start Supplied information
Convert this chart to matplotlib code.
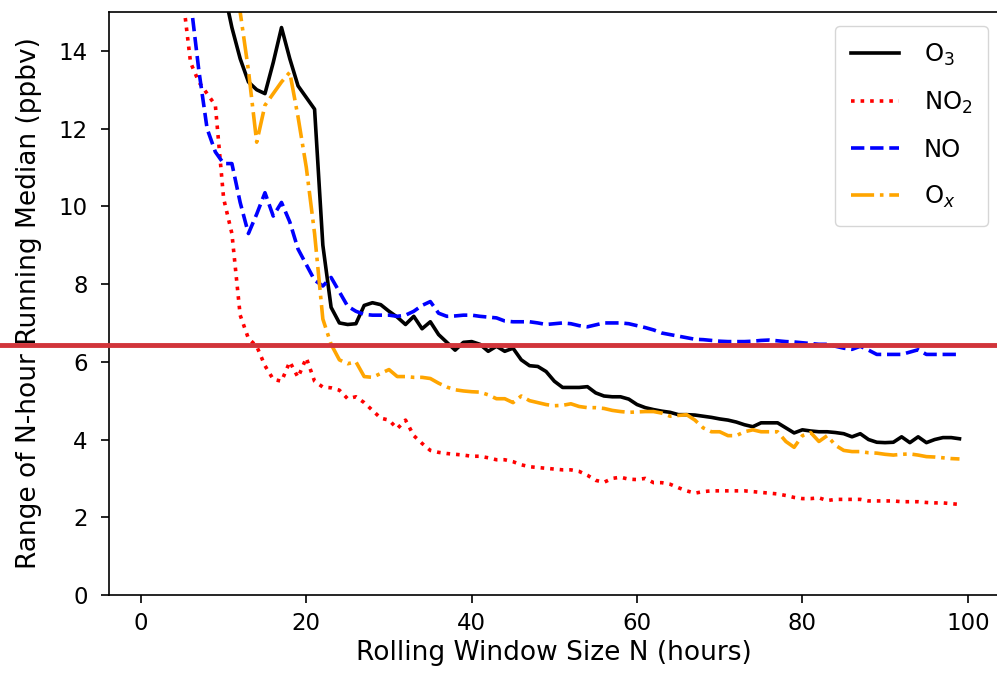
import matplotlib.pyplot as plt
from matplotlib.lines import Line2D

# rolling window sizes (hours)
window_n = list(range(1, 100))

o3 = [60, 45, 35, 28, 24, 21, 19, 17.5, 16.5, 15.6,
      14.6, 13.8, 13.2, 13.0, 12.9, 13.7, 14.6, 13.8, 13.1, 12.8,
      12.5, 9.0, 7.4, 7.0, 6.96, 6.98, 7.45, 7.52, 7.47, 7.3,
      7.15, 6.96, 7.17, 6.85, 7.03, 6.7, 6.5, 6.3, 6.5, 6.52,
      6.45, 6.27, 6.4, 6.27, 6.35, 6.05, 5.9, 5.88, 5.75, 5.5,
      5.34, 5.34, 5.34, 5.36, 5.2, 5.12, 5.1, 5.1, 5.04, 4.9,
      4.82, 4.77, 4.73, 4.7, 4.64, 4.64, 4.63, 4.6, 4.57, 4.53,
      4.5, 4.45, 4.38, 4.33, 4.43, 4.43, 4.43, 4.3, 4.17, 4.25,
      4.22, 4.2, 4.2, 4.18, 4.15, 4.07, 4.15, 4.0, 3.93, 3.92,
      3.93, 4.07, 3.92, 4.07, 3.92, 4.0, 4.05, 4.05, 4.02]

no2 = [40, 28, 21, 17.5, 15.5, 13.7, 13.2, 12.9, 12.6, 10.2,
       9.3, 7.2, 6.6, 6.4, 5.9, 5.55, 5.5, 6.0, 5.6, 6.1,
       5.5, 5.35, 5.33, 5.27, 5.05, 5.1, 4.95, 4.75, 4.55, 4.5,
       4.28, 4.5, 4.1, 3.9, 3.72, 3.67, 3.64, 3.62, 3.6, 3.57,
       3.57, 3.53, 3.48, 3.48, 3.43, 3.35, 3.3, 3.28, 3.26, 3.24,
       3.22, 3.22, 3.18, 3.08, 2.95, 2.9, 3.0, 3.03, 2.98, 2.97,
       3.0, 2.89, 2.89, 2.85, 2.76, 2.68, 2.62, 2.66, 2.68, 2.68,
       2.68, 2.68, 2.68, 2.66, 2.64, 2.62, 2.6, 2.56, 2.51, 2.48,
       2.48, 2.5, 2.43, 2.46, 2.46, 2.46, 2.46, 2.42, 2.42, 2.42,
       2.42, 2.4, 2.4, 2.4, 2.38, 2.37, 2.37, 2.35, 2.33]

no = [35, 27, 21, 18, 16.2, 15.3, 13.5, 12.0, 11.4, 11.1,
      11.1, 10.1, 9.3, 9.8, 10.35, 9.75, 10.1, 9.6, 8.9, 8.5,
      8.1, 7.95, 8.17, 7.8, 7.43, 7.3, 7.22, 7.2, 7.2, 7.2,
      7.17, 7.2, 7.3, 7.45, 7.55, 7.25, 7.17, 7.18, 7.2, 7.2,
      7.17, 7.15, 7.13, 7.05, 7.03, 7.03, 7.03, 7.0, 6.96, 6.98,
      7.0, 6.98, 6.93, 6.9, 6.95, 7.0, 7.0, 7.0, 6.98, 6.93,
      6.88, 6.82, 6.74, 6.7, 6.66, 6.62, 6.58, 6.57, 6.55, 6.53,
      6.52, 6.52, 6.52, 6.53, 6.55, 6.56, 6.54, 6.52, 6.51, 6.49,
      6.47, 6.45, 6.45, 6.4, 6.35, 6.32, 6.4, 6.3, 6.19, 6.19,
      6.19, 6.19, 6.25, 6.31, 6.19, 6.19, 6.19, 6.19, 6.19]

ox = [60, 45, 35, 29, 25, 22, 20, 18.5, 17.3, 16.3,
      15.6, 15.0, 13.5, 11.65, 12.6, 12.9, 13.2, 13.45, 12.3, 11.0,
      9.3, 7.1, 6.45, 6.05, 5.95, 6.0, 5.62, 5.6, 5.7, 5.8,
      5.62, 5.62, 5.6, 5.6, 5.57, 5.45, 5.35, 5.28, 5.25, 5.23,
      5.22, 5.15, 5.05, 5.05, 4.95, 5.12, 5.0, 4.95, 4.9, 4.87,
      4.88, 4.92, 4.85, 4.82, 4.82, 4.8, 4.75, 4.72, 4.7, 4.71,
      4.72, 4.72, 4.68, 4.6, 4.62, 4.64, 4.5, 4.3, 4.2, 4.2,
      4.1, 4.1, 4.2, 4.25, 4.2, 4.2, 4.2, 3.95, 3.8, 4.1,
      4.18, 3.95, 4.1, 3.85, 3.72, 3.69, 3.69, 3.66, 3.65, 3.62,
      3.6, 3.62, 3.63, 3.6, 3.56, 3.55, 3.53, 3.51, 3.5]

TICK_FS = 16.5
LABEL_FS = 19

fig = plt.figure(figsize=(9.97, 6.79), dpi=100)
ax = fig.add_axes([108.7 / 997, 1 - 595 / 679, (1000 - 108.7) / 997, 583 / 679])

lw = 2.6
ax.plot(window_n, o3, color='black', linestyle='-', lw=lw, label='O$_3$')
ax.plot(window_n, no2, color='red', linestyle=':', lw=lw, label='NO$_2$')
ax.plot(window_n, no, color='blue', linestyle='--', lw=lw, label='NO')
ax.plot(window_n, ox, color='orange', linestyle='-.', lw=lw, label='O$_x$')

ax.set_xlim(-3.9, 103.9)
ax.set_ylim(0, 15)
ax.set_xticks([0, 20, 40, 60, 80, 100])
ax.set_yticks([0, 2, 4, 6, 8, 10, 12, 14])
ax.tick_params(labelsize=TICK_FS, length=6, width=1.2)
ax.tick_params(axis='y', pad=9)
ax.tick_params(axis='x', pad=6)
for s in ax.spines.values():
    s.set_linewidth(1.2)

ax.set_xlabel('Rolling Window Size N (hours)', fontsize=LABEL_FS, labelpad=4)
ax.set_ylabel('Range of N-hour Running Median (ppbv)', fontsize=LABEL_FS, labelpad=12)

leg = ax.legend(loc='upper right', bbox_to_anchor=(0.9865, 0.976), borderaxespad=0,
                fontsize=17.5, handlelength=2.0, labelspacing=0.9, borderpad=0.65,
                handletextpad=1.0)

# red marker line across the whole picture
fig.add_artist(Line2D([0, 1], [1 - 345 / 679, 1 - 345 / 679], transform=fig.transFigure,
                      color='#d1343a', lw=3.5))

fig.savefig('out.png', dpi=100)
end Supplied information
Emit the lines of the material exactly, from its first line to the line containing "window_n = list(range(1, 100))", inclusive; leave every picture out.

Convert this chart to matplotlib code.
import matplotlib.pyplot as plt
from matplotlib.lines import Line2D

# rolling window sizes (hours)
window_n = list(range(1, 100))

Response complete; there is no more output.